The garden has the double axis form, suiting the two entrance gates. Of these the Entrata nobile on the Via Salaria leads first to the thicket at the side of the casino, which perhaps has felt the influence of the star formation of Villa Ludovisi and other prede- cessors, and the points of the star are marked by statues (Fig. 277).
The main avenue leads first, from a granite pillar with the family arms above, to a pair of steps that mount to a higher terrace. This terrace is simply laid out with stretches of grass and fountains, whence one proceeds on a stairway to the chief parterre lower down, and this in turn is shut off by a hedge on the far side from an orangery, where the view comes to an end with a beautiful fountain, In former days one saw a grand prospect over the Campagna to the blue boundary of the Sabine hills, but now the roving glance sees merely what it would avoid—a mass of lodging-houses close at hand. The second main axis goes through the casino, which with spreading pillared halls stands high above the great ornamental parterre (Fig. 278).
One goes down by steps, finding the beds, with arabesque designs in box, arranged in the style of the day, connected together by the eagle fountains in the central axis, and round them oranges in coloured pots, just as they were to be seen in the earliest gardens (Fig. 279).
A semicircular portico, reminiscent of the theatre at Frascati, stands at the end, with a couple of rooms in it, and this corresponds with the pure classical style of the house in simplicity and distinction. The third and lowest of the terraces lies behind the portico called the coffee-house.
In this part, which leads along a canal to a second entrance gate, we clearly see the suggestion of the rococo style of garden that is coming hither from the North, Later on this place has to be considered again, as it falls out of line with the ornamental garden proper. The cardinal ornamented it with the most exquisite works of art, which had for the most part been collected for him by Winckelmann. Even to this day we find here and there a Hermes or a bust set up on its tall plinth; and there are statues also standing among the green hedges, which are still clipped even now (Fig. 280).
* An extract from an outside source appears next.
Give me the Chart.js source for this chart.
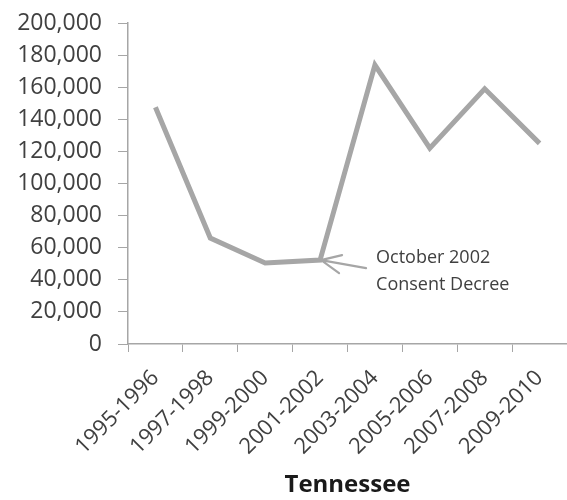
<!DOCTYPE html>
<html lang="en">
<head>
  <meta charset="UTF-8" />
  <title>Tennessee</title>
  <script src="https://cdn.jsdelivr.net/npm/chart.js"></script>
  <style>
    html, body { margin: 0; padding: 0; background: #fff; }
    #wrap { width: 567px; height: 500px; }
  </style>
</head>
<body>
  <div id="wrap"><canvas id="chart"></canvas></div>

  <script>
    const categories = ["1995-1996", "1997-1998", "1999-2000", "2001-2002", "2003-2004", "2005-2006", "2007-2008", "2009-2010"];
    const values = [147500, 66000, 50500, 52300, 173800, 122000, 159000, 125000];
    const yTicks = { min: 0, max: 200000, step: 20000 };
    const noteLines = ["October 2002", "Consent Decree"];
    const noteIndex = 3;
    const xTitle = "Tennessee";

    const GRAY = "#a6a6a6";
    const TEXT = "#404040";

    // arrow + note pointing at the 2001-2002 point
    const notePlugin = {
      id: "note",
      afterDatasetsDraw(chart) {
        const pt = chart.getDatasetMeta(0).data[noteIndex];
        const ctx = chart.ctx;
        const x = pt.x + 1, y = pt.y;
        ctx.save();
        ctx.strokeStyle = GRAY;
        ctx.lineWidth = 2.2;
        ctx.lineCap = "round";
        ctx.beginPath();
        ctx.moveTo(x + 45, y + 8);
        ctx.lineTo(x, y);
        ctx.moveTo(x + 21, y - 5);
        ctx.lineTo(x, y);
        ctx.lineTo(x + 18, y + 13);
        ctx.stroke();
        ctx.fillStyle = TEXT;
        ctx.font = "18px 'Open Sans'";
        ctx.textAlign = "left";
        ctx.textBaseline = "middle";
        noteLines.forEach((t, i) => ctx.fillText(t, x + 55, y - 2 + i * 27));
        ctx.restore();
      }
    };

    new Chart(document.getElementById("chart"), {
      type: "line",
      data: {
        labels: categories,
        datasets: [{
          data: values,
          borderColor: GRAY,
          borderWidth: 5,
          pointRadius: 0,
          tension: 0,
          borderJoinStyle: "miter"
        }]
      },
      options: {
        responsive: true,
        maintainAspectRatio: false,
        animation: false,
        layout: { padding: { top: 23, right: 0, bottom: 0, left: 0 } },
        plugins: { legend: { display: false }, tooltip: { enabled: false } },
        scales: {
          x: {
            offset: true,
            grid: { offset: true, drawOnChartArea: false, tickLength: 8, color: GRAY },
            border: { color: GRAY, width: 1.5 },
            ticks: { maxRotation: 45, minRotation: 45, color: TEXT, font: { family: "Open Sans", size: 22 }, padding: 13 },
            title: { display: true, text: xTitle, color: "#1a1a1a", font: { family: "Open Sans", size: 24, weight: "bold" }, padding: { top: 10, bottom: 0 } },
            afterFit: s => { s.height = 156; s.paddingRight = 0; }
          },
          y: {
            min: yTicks.min,
            max: yTicks.max,
            grid: { drawOnChartArea: false, tickLength: 10, color: GRAY },
            border: { color: GRAY, width: 1.5 },
            ticks: {
              stepSize: yTicks.step,
              color: TEXT,
              padding: 16,
              font: { family: "Open Sans", size: 23, lineHeight: 0.5 },
              callback: v => v.toLocaleString("en-US")
            },
            afterFit: s => { s.width = 128; s.paddingTop = 0; }
          }
        }
      },
      plugins: [notePlugin]
    });
  </script>
</body>
</html>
The most conspicuous of the antiques were kept in the palace itself, in the coffee-house, or in the so-called bigliardo—really a small casino near the side of the house, built upon a terrace on the same level behind a group of oaks, where at the present time a bust of Winckelmann is set up. Like the pergola with its water basin (Fig. 281) all these places are of a dignified plainness and simplicity.
The villa is a work of art which has remained faithful to the ideas that belong to its own nationality, and has preserved the Roman character at a period when the new French spirit had already wrought destruction on many noble works—and that even on Italian soil. It seems as though the art of the past, which took into its service two such men as Cardinal Albani and Winckelmann, has been able to encase itself in some protective shell, garment, or frame, whereby it rests immune from every infection of unworthy trifling or baroque excesses, even in the most insignificant details.